How about Obamacare's impact on employment? If anything, the president said, it's helped create jobs. He pointed to 14 million new ones since March 2010.

But he ignored the fact that employment growth is at historically low levels. It's failed to keep pace with the growth of the labor force, which 15.1 million people have joined since 2010.

Last month, more than three-quarters of the jobs created were part-time - partly because employers are trying to avoid Obamacare's mandates for full-timers, defined as those working at least 30 hours per week.

The president has also claimed that health-care inflation is at its lowest level in decades. But the rate of health spending growth started declining in 2003, government data show, from 9 percent that year to 3.9 percent in 2009. That, of course, is the year before Obamacare became law. And health-care inflation hasn't stayed at that 2009 level. In 2014, health spending jumped 5.3 percent - more than three times the general inflation rate.

What about the claim that Obamacare saves people money? Given Obamacare's trillion-dollar price tag, one might conclude that folks would be paying less for insurance.

That's hardly the case. Compared with pre-Obamacare options, individual insurance is far more expensive. Premiums have climbed an average of nearly 15 percent across the country this year. Seventeen states saw their premiums jump more than 20 percent.

Obamacare's mandates and taxes have also added to the cost of employer-sponsored insurance. Indeed, the law is expected to cost employers with more than 10,000 employees up to $186 billion - or nearly $6,000 per employee - between 2014 and 2023, according to the American Health Policy Institute.

Then there are Obamacare's other costs. Insurers and government programs will pay $270 billion more in overhead costs by 2022, according to a report by public health professors at the City University of New York. Small businesses will spend an average of $15,000 per year complying with the law.

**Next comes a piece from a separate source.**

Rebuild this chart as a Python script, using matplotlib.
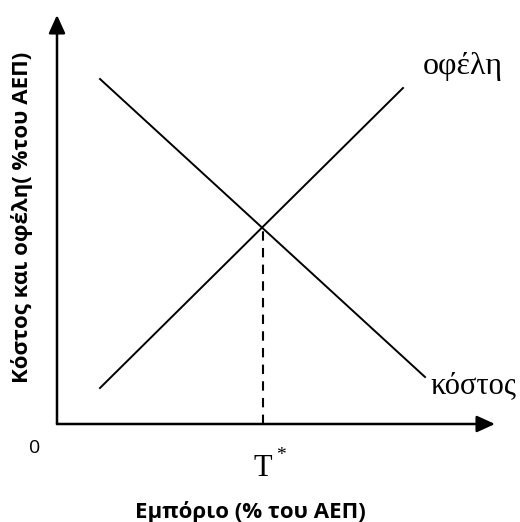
"""Καμπύλες κόστους και οφέλους εμπορίου (διάγραμμα τύπου σχολικού βιβλίου)"""
import matplotlib
matplotlib.use("Agg")
import matplotlib.pyplot as plt

# δεδομένα (αυθαίρετες μονάδες)
cost_x = [4.3, 36.8]
cost_y = [34.5, 4.7]
benefit_x = [4.3, 34.6]
benefit_y = [3.6, 33.6]
t_star = 20.6
eq_y = 19.7
x_max, y_max = 43.8, 40.9

serif = ["Liberation Serif", "DejaVu Serif"]
sans = ["Open Sans", "DejaVu Sans"]

fig = plt.figure(figsize=(5.2, 5.22), dpi=100)
ax = fig.add_axes([0, 0, 1, 1])
ax.set_xlim(-5.7, 46.3)
ax.set_ylim(-9.8, 42.4)
ax.axis("off")

# άξονες με βέλη
arrow = dict(arrowstyle="-|>,head_length=1.1,head_width=0.5", color="black", lw=1.8,
             shrinkA=0, shrinkB=0)
ax.annotate("", xy=(x_max, 0), xytext=(0, 0), arrowprops=arrow)
ax.annotate("", xy=(0, y_max), xytext=(0, 0), arrowprops=arrow)

ax.plot(cost_x, cost_y, color="black", lw=1.4)
ax.plot(benefit_x, benefit_y, color="black", lw=1.4)
ax.plot([t_star, t_star], [0, eq_y], color="black", lw=1.5, ls=(0, (4.5, 3.5)))

ax.text(36.6, 35.0, "οφέλη", family=serif, fontsize=23, va="baseline", ha="left")
ax.text(37.3, 3.1, "κόστος", family=serif, fontsize=22, va="baseline", ha="left")
ax.text(t_star, -5.2, "T", family=serif, fontsize=22, va="baseline", ha="center")
ax.text(t_star + 1.8, -3.1, "*", family=serif, fontsize=14, va="center", ha="center")
ax.text(-2.2, -2.4, "0", family=sans, fontsize=14, va="center", ha="center")

ax.text(-3.5, 20.7, "Κόστος και οφέλη( %του ΑΕΠ)", family=sans, fontsize=16,
        fontweight="bold", rotation=90, va="center", ha="center")
ax.text(19.3, -8.8, "Εμπόριο (% του ΑΕΠ)", family=sans, fontsize=16,
        fontweight="bold", va="center", ha="center")

fig.savefig("out.png", dpi=100)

There may be no better example of Obamacare's failures than the collapse of its co-ops. The president funneled $2.4 billion straight from taxpayers' wallets into these nonprofits. But 12 of Obamacare's 23 co-ops have shut down. That's forced thousands of consumers to secure alternative coverage. These failed co-ops haven't paid back $1.2 billion in federal loans - and are unlikely to ever do so. Of the remaining co-ops, eight are at risk of failure.

After six years, Obamacare is collapsing. The law is more vulnerable than ever. It deserves a funeral, not a birthday party.